-- Begin --

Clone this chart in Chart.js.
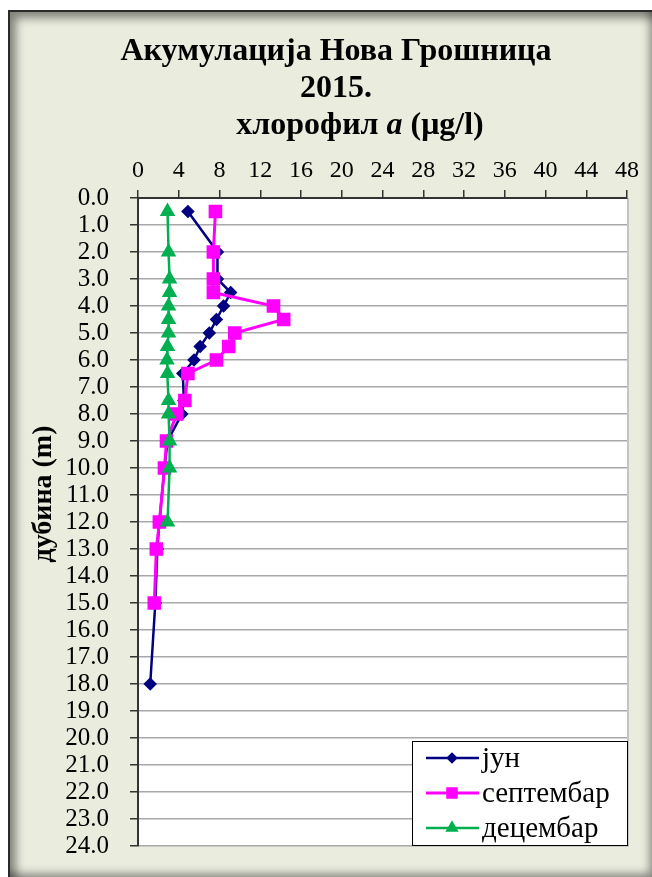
<!DOCTYPE html>
<html>
<head>
<meta charset="utf-8">
<script src="https://cdn.jsdelivr.net/npm/chart.js@4.4.1/dist/chart.umd.min.js"></script>
<style>
  html, body { margin: 0; padding: 0; background: #fff; }
  #frame {
    position: absolute; left: 8px; top: 10px; width: 650px; height: 870px;
    box-sizing: border-box;
    background: #EAEDDE;
    border-top: 2px solid #2a2a2a; border-left: 2px solid #2a2a2a;
    box-shadow: inset 9px 9px 10px -3px rgba(0,0,0,0.45), inset -12px -10px 10px -4px rgba(0,0,0,0.45);
  }
  #chart { position: absolute; left: 0; top: 0; }
</style>
</head>
<body>
<div id="frame"></div>
<canvas id="chart" width="652" height="877"></canvas>
<script>
// dubina (m) i hlorofil a (µg/l) po mesecima
const depthJun = [0.5, 2, 3, 3.5, 4, 4.5, 5, 5.5, 6, 6.5, 7.5, 8, 9, 10, 12, 13, 15, 18];
const chlJun = [4.9, 7.8, 7.8, 9.1, 8.4, 7.7, 7.0, 6.1, 5.5, 4.4, 4.5, 4.3, 2.9, 2.6, 2.1, 1.9, 1.7, 1.2];

const depthSep = [0.5, 2, 3, 3.5, 4, 4.5, 5, 5.5, 6, 6.5, 7.5, 8, 9, 10, 12, 13, 15];
const chlSep = [7.6, 7.4, 7.4, 7.4, 13.3, 14.3, 9.5, 8.9, 7.7, 4.9, 4.6, 3.8, 2.8, 2.6, 2.1, 1.8, 1.6];

const depthDec = [0.5, 2, 3, 3.5, 4, 4.5, 5, 5.5, 6, 6.5, 7.5, 8, 9, 10, 12];
const chlDec = [2.9, 3.0, 3.1, 3.1, 3.0, 3.0, 3.0, 2.9, 2.85, 2.9, 3.0, 3.0, 3.1, 3.1, 2.9];

const seriesNames = ['јун', 'септембар', 'децембар'];
const xTicks = [0, 4, 8, 12, 16, 20, 24, 28, 32, 36, 40, 44, 48];
const yTicks = [0, 1, 2, 3, 4, 5, 6, 7, 8, 9, 10, 11, 12, 13, 14, 15, 16, 17, 18, 19, 20, 21, 22, 23, 24];

const titleLines = ['Акумулација Нова Грошница', '2015.'];
const yTitle = 'дубина (m)';

function pairs(xs, ys) {
    return xs.map((d, i) => ({ x: ys[i], y: d }));
}

const serif = "'Liberation Serif', 'Times New Roman', serif";

const decor = {
    id: 'decor',
    beforeDraw(chart) {
        const { ctx, chartArea: a } = chart;
        ctx.save();
        ctx.fillStyle = '#fff';
        ctx.fillRect(a.left, a.top, a.right - a.left, a.bottom - a.top);
        ctx.strokeStyle = '#c4c4c4';
        ctx.lineWidth = 2;
        ctx.beginPath();
        ctx.moveTo(a.right + 1, a.top);
        ctx.lineTo(a.right + 1, a.bottom + 1);
        ctx.stroke();
        ctx.restore();
    },
    afterDraw(chart) {
        const { ctx } = chart;
        ctx.save();
        ctx.fillStyle = '#000';
        ctx.textAlign = 'center';
        ctx.textBaseline = 'alphabetic';
        ctx.font = 'bold 32px ' + serif;
        ctx.fillText(titleLines[0], 336, 60);
        ctx.fillText(titleLines[1], 336, 97);

        // treci red: hlorofil a (µg/l), "a" kurzivom
        const p1 = 'хлорофил ', p2 = 'a', p3 = ' (μg/l)';
        const fB = 'bold 32px ' + serif, fI = 'italic bold 32px ' + serif;
        ctx.font = fB; const w1 = ctx.measureText(p1).width, w3 = ctx.measureText(p3).width;
        ctx.font = fI; const w2 = ctx.measureText(p2).width;
        let x = 360 - (w1 + w2 + w3) / 2;
        ctx.textAlign = 'left';
        ctx.font = fB; ctx.fillText(p1, x, 134); x += w1;
        ctx.font = fI; ctx.fillText(p2, x, 134); x += w2;
        ctx.font = fB; ctx.fillText(p3, x, 134);

        // naslov y ose
        ctx.save();
        ctx.translate(44, 494);
        ctx.rotate(-Math.PI / 2);
        ctx.textAlign = 'center';
        ctx.textBaseline = 'middle';
        ctx.font = 'bold 28px ' + serif;
        ctx.fillText(yTitle, 0, 0);
        ctx.restore();

        // legenda
        const bx = 412, by = 741, bw = 215, bh = 104;
        ctx.fillStyle = '#fff';
        ctx.fillRect(bx, by, bw, bh);
        ctx.strokeStyle = '#000';
        ctx.lineWidth = 1;
        ctx.strokeRect(bx + 0.5, by + 0.5, bw, bh);
        chart.data.datasets.forEach((ds, i) => {
            const ry = by + 17 + i * 35;
            ctx.strokeStyle = ds.borderColor;
            ctx.lineWidth = ds.borderWidth;
            ctx.beginPath();
            ctx.moveTo(426, ry);
            ctx.lineTo(479, ry);
            ctx.stroke();
            Chart.helpers.drawPoint(ctx, {
                pointStyle: ds.pointStyle,
                radius: ds.pointRadius * 0.8,
                borderWidth: 1
            }, 452, ry);
            ctx.fillStyle = ds.pointBackgroundColor;
            ctx.strokeStyle = ds.pointBorderColor;
            ctx.fill();
            ctx.fillStyle = '#000';
            ctx.textAlign = 'left';
            ctx.textBaseline = 'middle';
            ctx.font = '29px ' + serif;
            ctx.fillText(ds.label, 482, ry + 1);
        });
        ctx.restore();
    }
};

const colors = ['#000080', '#FF00FF', '#00B050'];
const styles = ['rectRot', 'rect', 'triangle'];
const radii = [5, 7.5, 6.5];
const widths = [2.5, 3, 2.5];
const data = [pairs(depthJun, chlJun), pairs(depthSep, chlSep), pairs(depthDec, chlDec)];

new Chart(document.getElementById('chart'), {
    type: 'scatter',
    data: {
        datasets: seriesNames.map((name, i) => ({
            label: name,
            data: data[i],
            showLine: true,
            borderColor: colors[i],
            backgroundColor: colors[i],
            pointBackgroundColor: colors[i],
            pointBorderColor: colors[i],
            borderWidth: widths[i],
            pointStyle: styles[i],
            pointRadius: radii[i],
            pointHoverRadius: radii[i],
            order: 3 - i
        }))
    },
    options: {
        responsive: false,
        animation: false,
        devicePixelRatio: 1,
        layout: { padding: { left: 0, top: 0, right: 25, bottom: 31 } },
        plugins: { legend: { display: false }, tooltip: { enabled: false } },
        scales: {
            x: {
                type: 'linear',
                position: 'top',
                min: 0, max: 48,
                afterBuildTicks: s => { s.ticks = xTicks.map(v => ({ value: v })); },
                afterFit: s => { s.height = 198; s.paddingLeft = 0; s.paddingRight = 0; },
                grid: { drawOnChartArea: false, drawTicks: true, tickLength: 8, tickColor: '#333', lineWidth: 1.5 },
                border: { color: '#333', width: 2 },
                ticks: { color: '#000', font: { family: serif, size: 24 }, padding: 5, maxRotation: 0 }
            },
            y: {
                type: 'linear',
                reverse: true,
                min: 0, max: 24,
                afterBuildTicks: s => { s.ticks = yTicks.map(v => ({ value: v })); },
                afterFit: s => { s.width = 138; s.paddingTop = 0; s.paddingBottom = 0; },
                grid: { color: '#a8a8a8', lineWidth: 1.5, tickLength: 8, tickColor: '#333' },
                border: { color: '#333', width: 2 },
                ticks: {
                    color: '#000', font: { family: serif, size: 25 }, padding: 21,
                    autoSkip: false,
                    callback: v => Number(v).toFixed(1)
                }
            }
        }
    },
    plugins: [decor]
});
</script>
</body>
</html>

-- End --

Extract the full listing exactly, with the pictures left out.

Clone this chart in Chart.js.
<!DOCTYPE html>
<html>
<head>
<meta charset="utf-8">
<script src="https://cdn.jsdelivr.net/npm/chart.js@4.4.1/dist/chart.umd.min.js"></script>
<style>
  html, body { margin: 0; padding: 0; background: #fff; }
  #frame {
    position: absolute; left: 8px; top: 10px; width: 650px; height: 870px;
    box-sizing: border-box;
    background: #EAEDDE;
    border-top: 2px solid #2a2a2a; border-left: 2px solid #2a2a2a;
    box-shadow: inset 9px 9px 10px -3px rgba(0,0,0,0.45), inset -12px -10px 10px -4px rgba(0,0,0,0.45);
  }
  #chart { position: absolute; left: 0; top: 0; }
</style>
</head>
<body>
<div id="frame"></div>
<canvas id="chart" width="652" height="877"></canvas>
<script>
// dubina (m) i hlorofil a (µg/l) po mesecima
const depthJun = [0.5, 2, 3, 3.5, 4, 4.5, 5, 5.5, 6, 6.5, 7.5, 8, 9, 10, 12, 13, 15, 18];
const chlJun = [4.9, 7.8, 7.8, 9.1, 8.4, 7.7, 7.0, 6.1, 5.5, 4.4, 4.5, 4.3, 2.9, 2.6, 2.1, 1.9, 1.7, 1.2];

const depthSep = [0.5, 2, 3, 3.5, 4, 4.5, 5, 5.5, 6, 6.5, 7.5, 8, 9, 10, 12, 13, 15];
const chlSep = [7.6, 7.4, 7.4, 7.4, 13.3, 14.3, 9.5, 8.9, 7.7, 4.9, 4.6, 3.8, 2.8, 2.6, 2.1, 1.8, 1.6];

const depthDec = [0.5, 2, 3, 3.5, 4, 4.5, 5, 5.5, 6, 6.5, 7.5, 8, 9, 10, 12];
const chlDec = [2.9, 3.0, 3.1, 3.1, 3.0, 3.0, 3.0, 2.9, 2.85, 2.9, 3.0, 3.0, 3.1, 3.1, 2.9];

const seriesNames = ['јун', 'септембар', 'децембар'];
const xTicks = [0, 4, 8, 12, 16, 20, 24, 28, 32, 36, 40, 44, 48];
const yTicks = [0, 1, 2, 3, 4, 5, 6, 7, 8, 9, 10, 11, 12, 13, 14, 15, 16, 17, 18, 19, 20, 21, 22, 23, 24];

const titleLines = ['Акумулација Нова Грошница', '2015.'];
const yTitle = 'дубина (m)';

function pairs(xs, ys) {
    return xs.map((d, i) => ({ x: ys[i], y: d }));
}

const serif = "'Liberation Serif', 'Times New Roman', serif";

const decor = {
    id: 'decor',
    beforeDraw(chart) {
        const { ctx, chartArea: a } = chart;
        ctx.save();
        ctx.fillStyle = '#fff';
        ctx.fillRect(a.left, a.top, a.right - a.left, a.bottom - a.top);
        ctx.strokeStyle = '#c4c4c4';
        ctx.lineWidth = 2;
        ctx.beginPath();
        ctx.moveTo(a.right + 1, a.top);
        ctx.lineTo(a.right + 1, a.bottom + 1);
        ctx.stroke();
        ctx.restore();
    },
    afterDraw(chart) {
        const { ctx } = chart;
        ctx.save();
        ctx.fillStyle = '#000';
        ctx.textAlign = 'center';
        ctx.textBaseline = 'alphabetic';
        ctx.font = 'bold 32px ' + serif;
        ctx.fillText(titleLines[0], 336, 60);
        ctx.fillText(titleLines[1], 336, 97);

        // treci red: hlorofil a (µg/l), "a" kurzivom
        const p1 = 'хлорофил ', p2 = 'a', p3 = ' (μg/l)';
        const fB = 'bold 32px ' + serif, fI = 'italic bold 32px ' + serif;
        ctx.font = fB; const w1 = ctx.measureText(p1).width, w3 = ctx.measureText(p3).width;
        ctx.font = fI; const w2 = ctx.measureText(p2).width;
        let x = 360 - (w1 + w2 + w3) / 2;
        ctx.textAlign = 'left';
        ctx.font = fB; ctx.fillText(p1, x, 134); x += w1;
        ctx.font = fI; ctx.fillText(p2, x, 134); x += w2;
        ctx.font = fB; ctx.fillText(p3, x, 134);

        // naslov y ose
        ctx.save();
        ctx.translate(44, 494);
        ctx.rotate(-Math.PI / 2);
        ctx.textAlign = 'center';
        ctx.textBaseline = 'middle';
        ctx.font = 'bold 28px ' + serif;
        ctx.fillText(yTitle, 0, 0);
        ctx.restore();

        // legenda
        const bx = 412, by = 741, bw = 215, bh = 104;
        ctx.fillStyle = '#fff';
        ctx.fillRect(bx, by, bw, bh);
        ctx.strokeStyle = '#000';
        ctx.lineWidth = 1;
        ctx.strokeRect(bx + 0.5, by + 0.5, bw, bh);
        chart.data.datasets.forEach((ds, i) => {
            const ry = by + 17 + i * 35;
            ctx.strokeStyle = ds.borderColor;
            ctx.lineWidth = ds.borderWidth;
            ctx.beginPath();
            ctx.moveTo(426, ry);
            ctx.lineTo(479, ry);
            ctx.stroke();
            Chart.helpers.drawPoint(ctx, {
                pointStyle: ds.pointStyle,
                radius: ds.pointRadius * 0.8,
                borderWidth: 1
            }, 452, ry);
            ctx.fillStyle = ds.pointBackgroundColor;
            ctx.strokeStyle = ds.pointBorderColor;
            ctx.fill();
            ctx.fillStyle = '#000';
            ctx.textAlign = 'left';
            ctx.textBaseline = 'middle';
            ctx.font = '29px ' + serif;
            ctx.fillText(ds.label, 482, ry + 1);
        });
        ctx.restore();
    }
};

const colors = ['#000080', '#FF00FF', '#00B050'];
const styles = ['rectRot', 'rect', 'triangle'];
const radii = [5, 7.5, 6.5];
const widths = [2.5, 3, 2.5];
const data = [pairs(depthJun, chlJun), pairs(depthSep, chlSep), pairs(depthDec, chlDec)];

new Chart(document.getElementById('chart'), {
    type: 'scatter',
    data: {
        datasets: seriesNames.map((name, i) => ({
            label: name,
            data: data[i],
            showLine: true,
            borderColor: colors[i],
            backgroundColor: colors[i],
            pointBackgroundColor: colors[i],
            pointBorderColor: colors[i],
            borderWidth: widths[i],
            pointStyle: styles[i],
            pointRadius: radii[i],
            pointHoverRadius: radii[i],
            order: 3 - i
        }))
    },
    options: {
        responsive: false,
        animation: false,
        devicePixelRatio: 1,
        layout: { padding: { left: 0, top: 0, right: 25, bottom: 31 } },
        plugins: { legend: { display: false }, tooltip: { enabled: false } },
        scales: {
            x: {
                type: 'linear',
                position: 'top',
                min: 0, max: 48,
                afterBuildTicks: s => { s.ticks = xTicks.map(v => ({ value: v })); },
                afterFit: s => { s.height = 198; s.paddingLeft = 0; s.paddingRight = 0; },
                grid: { drawOnChartArea: false, drawTicks: true, tickLength: 8, tickColor: '#333', lineWidth: 1.5 },
                border: { color: '#333', width: 2 },
                ticks: { color: '#000', font: { family: serif, size: 24 }, padding: 5, maxRotation: 0 }
            },
            y: {
                type: 'linear',
                reverse: true,
                min: 0, max: 24,
                afterBuildTicks: s => { s.ticks = yTicks.map(v => ({ value: v })); },
                afterFit: s => { s.width = 138; s.paddingTop = 0; s.paddingBottom = 0; },
                grid: { color: '#a8a8a8', lineWidth: 1.5, tickLength: 8, tickColor: '#333' },
                border: { color: '#333', width: 2 },
                ticks: {
                    color: '#000', font: { family: serif, size: 25 }, padding: 21,
                    autoSkip: false,
                    callback: v => Number(v).toFixed(1)
                }
            }
        }
    },
    plugins: [decor]
});
</script>
</body>
</html>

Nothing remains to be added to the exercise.